Escape from southern Iraq, contractor style

BLP finished up their contract at the Training Centre this week, and made their last trip up to Baghdad, with the expatriates then working their way back to their own countries, or moving on to new jobs elsewhere.

They are on their own with movements, and as such, they either manage their moves on their own or subcontract with another company, Olive Group. Most of their recent moves as they closed out relied on Olive as their own resources were becoming very limited in their last stages of the contract. There's a lean six sigma lesson in there somewhere.

Older, smaller, slower

Olive more recently has acquired some larger vehicles- impressive monsters that I don't really know much about, but they seem about twice as large as their previous Pumas and Rivas-

Newer, bigger, more Mad Maxier

Before they go, they have convoy briefs, detailing reactions to various scenarios such as contact by small arms fire, IEDs, or even just breakdowns. These sometimes are accomplished by the highly technical process of Hot Wheels vehicles lined on the ground, and rolled around to show who goes where and when in the various situations.

In any case, the last of the crew left earlier this week- and it was difficult even to get a last picture, as various members of the team were involved in last minute shut-down efforts all the way to the last minute of getting onto the vehicles for the convoy.

Nice work, Hippo- at least we got to see your most attractive side....

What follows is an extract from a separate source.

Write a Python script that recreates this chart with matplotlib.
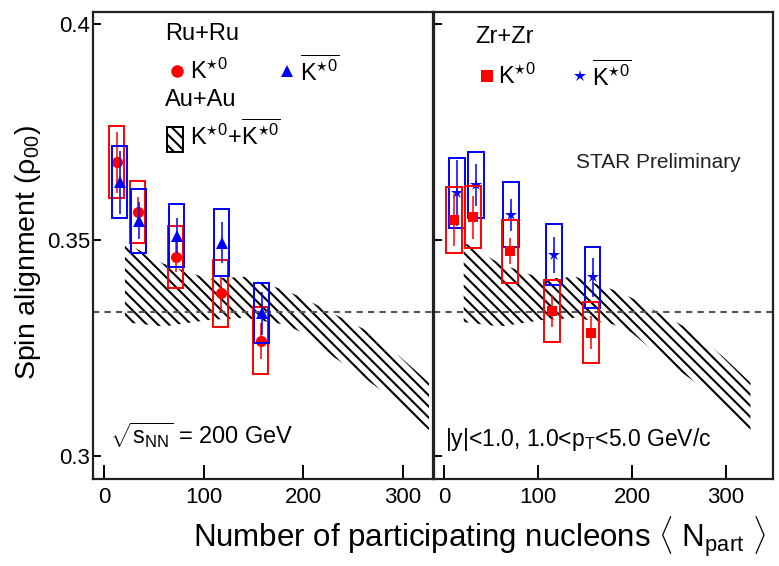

Now our incredibly celebrated Training Centre is little more than a ghost town while leadership decides and executes on next steps- contracting, resourcing, recruiting, etc. The National Police have a group stationed down here, and we meet daily, inspect the grounds, discuss what we know and are hearing about our "way forward." But truth be told, things are relatively slow at the moment.

Really enjoyed lunch with my National Police colleagues today, though. A good Iraqi style lunch, a bit nicer than they usually have, because they wanted to make me happy. While I sometimes get upset by various behaviors, for the most part I feel my counterpart and his team have worked very hard to understand me and my desires and incorporate them into their efforts. They frequently are far too excessive in their praise and appreciation, but I believe everyone loves to hear others say good things about them. As I noted in an earlier post, it seems like the folks I work with are starved for positive feedback. I try to find the balance that seems appropriate in my efforts to help them be happy with their successes but strive to do more and do better quality work. They haven't shot me yet, so that is a bonus.